The UW team created WTe2 monolayers from its the 3-D crystalline form, which was grown by co-authors Jiaqiang Yan at Oak Ridge National Laboratory and Zhiying Zhao at the University of Tennessee, Knoxville. Then the UW team, working in an oxygen-free isolation box to prevent WTe2 from degrading, used Scotch Tape to exfoliate thin sheets of WTe2 from the crystal—a technique widely used to isolate graphene and other 2-D materials. With these sheets isolated, they could measure their physical and chemical properties, which led to the discovery of the ferroelectric characteristics.
WTe2 is the first exfoliated 2-D material known to undergo ferroelectric switching. Before this discovery, scientists had only seen ferroelectric switching in electrical insulators. But WTe2 isn't an electrical insulator; it is actually a metal, albeit not a very good one. WTe2 also maintains the ferroelectric switching at room temperature, and its switching is reliable and doesn't degrade over time, unlike many conventional 3-D ferroelectric materials, according to Cobden. These characteristics may make WTe2 a promising material for smaller, more robust technological applications than other ferroelectric compounds.
"The unique combination of physical characteristics we saw in WTe2 is a reminder that all sorts of new phenomena can be observed in 2-D materials," said Cobden.
Ferroelectric switching is the second major discovery Cobden and his team have made about monolayer WTe2. In a 2017 paper in Nature Physics, the team reported that this material is also a "topological insulator," the first 2-D material with this exotic property.

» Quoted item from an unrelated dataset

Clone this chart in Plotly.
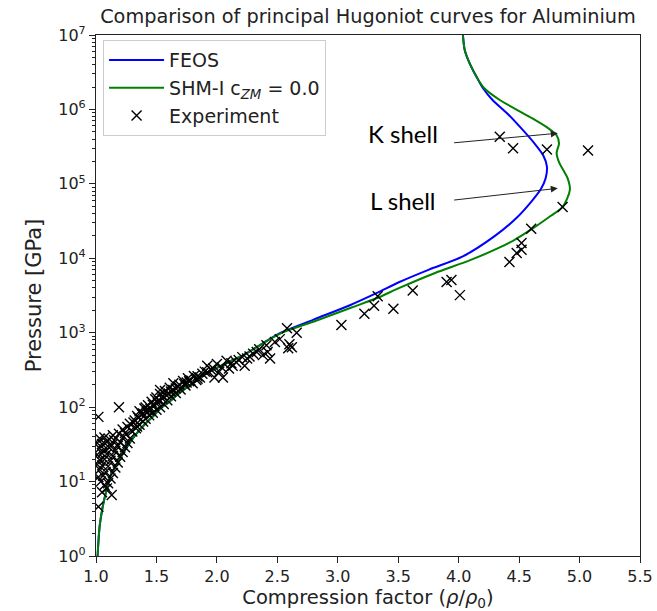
import plotly.graph_objects as go

# ---------------- data ----------------
feos_x = [1.004, 1.013, 1.03, 1.06, 1.09, 1.12, 1.18, 1.25, 1.33, 1.40, 1.47, 1.54, 1.60,
          1.70, 1.80, 1.91, 2.02, 2.12, 2.22, 2.38, 2.53, 2.80, 3.10, 3.32, 3.51, 3.75,
          4.03, 4.30, 4.48, 4.61, 4.68, 4.72, 4.73, 4.70, 4.62, 4.53, 4.40, 4.28, 4.20,
          4.15, 4.09, 4.05, 4.035, 4.03]
feos_p = [0.5, 1.0, 2.5, 5.0, 8.0, 12.0, 18.0, 28.0, 43.0, 58.0, 75.0, 98.0, 116.0,
          160.0, 210.0, 280.0, 350.0, 420.0, 500.0, 720.0, 1000.0, 1500.0, 2340.0, 3400.0,
          4800.0, 7000.0, 1.05e4, 2.0e4, 3.5e4, 6.0e4, 8.5e4, 1.2e5, 1.7e5, 2.4e5, 3.6e5,
          5.3e5, 8.9e5, 1.34e6, 1.94e6, 2.7e6, 4.2e6, 6.3e6, 1.0e7, 1.3e7]

shm_x = [1.004, 1.013, 1.03, 1.06, 1.09, 1.12, 1.18, 1.25, 1.33, 1.40, 1.47, 1.54, 1.60,
         1.70, 1.80, 1.91, 2.02, 2.12, 2.22, 2.38, 2.54, 2.82, 3.12, 3.32, 3.51, 3.80,
         4.10, 4.34, 4.47, 4.61, 4.76, 4.86, 4.92, 4.90, 4.83, 4.81, 4.83, 4.81, 4.74,
         4.59, 4.34, 4.21, 4.15, 4.09, 4.05, 4.035, 4.03]
shm_p = [0.5, 1.0, 2.5, 5.0, 8.0, 12.0, 18.0, 28.0, 43.0, 58.0, 75.0, 98.0, 116.0,
         160.0, 210.0, 280.0, 350.0, 420.0, 500.0, 720.0, 1000.0, 1450.0, 2200.0, 2900.0,
         4000.0, 6300.0, 9500.0, 1.4e4, 1.8e4, 2.5e4, 3.7e4, 4.9e4, 8.3e4, 1.2e5, 1.96e5,
         2.6e5, 3.5e5, 4.5e5, 5.6e5, 7.9e5, 1.34e6, 1.94e6, 2.7e6, 4.2e6, 6.3e6, 1.0e7, 1.3e7]

exp_x = [1.02, 1.13, 1.09, 1.05, 1.07, 1.04, 1.10, 1.02, 1.06, 1.12, 1.08, 1.03, 1.14,
         1.01, 1.05, 1.10, 1.16, 1.03, 1.07, 1.12, 1.18, 1.01, 1.05, 1.09, 1.14, 1.20,
         1.03, 1.07, 1.11, 1.16, 1.22, 1.01, 1.05, 1.09, 1.13, 1.18, 1.24, 1.03, 1.07,
         1.11, 1.15, 1.20, 1.26, 1.14, 1.19, 1.23, 1.28,
         1.26, 1.22, 1.30, 1.33, 1.28, 1.36, 1.32, 1.39, 1.35, 1.41, 1.02, 1.38, 1.44,
         1.36, 1.42, 1.47, 1.19, 1.40, 1.45, 1.50, 1.43, 1.48, 1.53, 1.46, 1.51, 1.56,
         1.50, 1.49, 1.55, 1.59, 1.53, 1.58, 1.62, 1.57, 1.62, 1.66, 1.53, 1.61, 1.66,
         1.70, 1.64, 1.69, 1.74, 1.80, 1.72, 1.77, 1.83, 1.76, 1.86, 1.81, 1.92, 1.98,
         2.05, 1.88, 1.95,
         1.24, 1.29, 1.34, 1.31, 1.37, 1.34, 1.39, 1.44, 1.41, 1.47, 1.52, 1.55, 1.60,
         1.64, 1.68, 1.73, 1.78, 1.84, 1.90, 1.68, 1.75, 1.84, 1.97, 2.02, 2.10, 2.16,
         1.92, 2.00, 2.04, 2.13, 2.12, 2.08, 2.18, 2.21, 2.25, 2.23, 2.30, 2.33, 2.38,
         2.42, 2.44, 2.41, 2.58, 2.59, 2.62, 2.60, 2.66, 2.27, 2.35, 2.48, 2.52,
         3.03, 3.22, 3.30, 3.33, 3.46, 3.62, 3.90, 3.94, 4.01, 4.42, 4.48, 4.52, 4.52,
         4.60, 4.86, 4.34, 4.45, 4.73, 5.07]
exp_p = [4.6, 6.6, 8.1, 7.2, 9.0, 10.0, 9.5, 11.5, 12.0, 11.0, 13.5, 14.5, 13.0,
         17.0, 16.5, 16.0, 15.5, 19.5, 20.0, 19.0, 18.0, 23.0, 24.0, 23.5, 22.0, 21.5,
         28.0, 27.0, 28.5, 26.0, 25.0, 33.0, 32.0, 34.0, 31.0, 30.0, 29.0, 38.0, 39.0,
         37.0, 36.0, 34.0, 33.0, 42.0, 44.0, 40.0, 38.0,
         54.0, 50.0, 47.0, 52.0, 60.0, 58.0, 66.0, 64.0, 72.0, 70.0, 74.0, 80.0, 78.0,
         88.0, 86.0, 84.0, 100.0, 96.0, 94.0, 92.0, 106.0, 104.0, 100.0, 118.0, 115.0, 110.0,
         135.0, 128.0, 130.0, 124.0, 150.0, 146.0, 140.0, 165.0, 162.0, 155.0, 170.0, 182.0, 178.0,
         172.0, 210.0, 200.0, 195.0, 210.0, 225.0, 222.0, 232.0, 245.0, 250.0, 262.0, 295.0, 250.0,
         250.0, 280.0, 320.0,
         45.0, 49.0, 55.0, 62.0, 68.0, 76.0, 82.0, 90.0, 99.0, 108.0, 122.0, 140.0, 152.0,
         170.0, 188.0, 205.0, 230.0, 260.0, 300.0, 190.0, 215.0, 240.0, 330.0, 300.0, 330.0, 400.0,
         360.0, 380.0, 340.0, 360.0, 390.0, 420.0, 430.0, 470.0, 450.0, 360.0, 520.0, 550.0, 500.0,
         550.0, 450.0, 680.0, 1150.0, 620.0, 640.0, 700.0, 1000.0, 480.0, 600.0, 750.0, 820.0,
         1270.0, 1800.0, 2300.0, 3100.0, 2100.0, 3700.0, 4800.0, 5100.0, 3200.0, 8900.0, 11800.0,
         13000.0, 16000.0, 25000.0, 49000.0, 430000.0, 300000.0, 290000.0, 280000.0]

x_ticks = [1.0, 1.5, 2.0, 2.5, 3.0, 3.5, 4.0, 4.5, 5.0, 5.5]
y_tick_exps = [0, 1, 2, 3, 4, 5, 6, 7]

# ---------------- figure ----------------
FONT = "DejaVu Sans"
fig = go.Figure()

fig.add_trace(go.Scatter(x=feos_x, y=feos_p, mode="lines", name="FEOS",
                         line=dict(color="#0000ff", width=2, shape="spline", smoothing=0.8)))
fig.add_trace(go.Scatter(x=shm_x, y=shm_p, mode="lines",
                         name="SHM-I c<sub><i>ZM</i></sub> = 0.0",
                         line=dict(color="#008000", width=2, shape="spline", smoothing=0.8)))
fig.add_trace(go.Scatter(x=exp_x, y=exp_p, mode="markers", name="Experiment",
                         marker=dict(symbol="x-thin", size=10,
                                     line=dict(color="black", width=1.4))))

minor_vals = [k * 10 ** n for n in range(0, 7) for k in range(2, 10)]

fig.update_layout(
    width=657, height=611,
    margin=dict(l=96, r=17, t=35, b=55, autoexpand=False),
    paper_bgcolor="white", plot_bgcolor="white",
    font=dict(family=FONT, color="#222", size=16),
    title=dict(text="Comparison of principal Hugoniot curves for Aluminium",
               x=0.5, xref="paper", xanchor="center", y=0.985, yanchor="top",
               font=dict(size=19.3, family=FONT, color="#222")),
    showlegend=True,
    legend=dict(x=0.013, y=0.99, xanchor="left", yanchor="top",
                bgcolor="rgba(255,255,255,0.9)", bordercolor="#cccccc", borderwidth=1,
                itemwidth=55,
                font=dict(size=19, family=FONT, color="#222"), tracegroupgap=0),
)

fig.update_xaxes(
    range=[1.0, 5.5], tickmode="array", tickvals=x_ticks,
    ticktext=[f"{v:.1f}" for v in x_ticks],
    ticks="outside", ticklen=6, tickwidth=1, tickcolor="#222",
    tickfont=dict(size=16), automargin=False,
    showline=True, linecolor="#222", linewidth=1.2, mirror=True,
    showgrid=False, zeroline=False,
    title=dict(text="Compression factor (<i>ρ</i>/<i>ρ</i><sub>0</sub>)",
               font=dict(size=19.5, family=FONT, color="#222"), standoff=14),
)
fig.update_yaxes(
    type="log", range=[0, 7], tickmode="array",
    tickvals=[10 ** e for e in y_tick_exps],
    ticktext=[f"10<sup>{e}</sup>" for e in y_tick_exps],
    ticks="outside", ticklen=6, tickwidth=1, tickcolor="#222",
    tickfont=dict(size=16), automargin=False,
    minor=dict(tickmode="array", tickvals=minor_vals, ticks="outside", ticklen=3,
               tickwidth=0.8, tickcolor="#222", showgrid=False),
    showline=True, linecolor="#222", linewidth=1.2, mirror=True,
    showgrid=False, zeroline=False,
    title=dict(text="Pressure [GPa]", font=dict(size=21, family=FONT, color="#222"),
               standoff=10),
)

# shell annotations
for label, ty, tail_y, head_y in [("K shell", 5.67, 5.55, 5.68),
                                  ("L shell", 4.77, 4.78, 4.94)]:
    fig.add_annotation(x=3.54, y=ty, xref="x", yref="y", text=label, showarrow=False,
                       font=dict(family="Lato", size=24, color="black"))
    fig.add_annotation(x=4.82, y=head_y, ax=3.95, ay=tail_y, xref="x", yref="y",
                       axref="x", ayref="y", text="", showarrow=True,
                       arrowhead=2, arrowsize=1.4, arrowwidth=1, arrowcolor="#222")

fig.write_html("out.html")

In a topological insulator, the electrons' wave functions—mathematical summaries of their quantum mechanical states—have a kind of built-in twist. Thanks to the difficulty of removing this twist, topological insulators could have applications in quantum computing—a field that seeks to exploit the quantum-mechanical properties of electrons, atoms or crystals to generate computing power that is exponentially faster than today's technology. The UW team's discovery also stemmed from theories developed by David J. Thouless, a UW professor emeritus of physics who shared the 2016 Nobel Prize in Physics in part for his work on topology in the 2-D realm.
Cobden and his colleagues plan to keep exploring monolayer WTe2 to see what else they can learn.
"Everything we have measured so far about WTe2 has some surprise in it," said Cobden. "It's exciting to think what we might find next."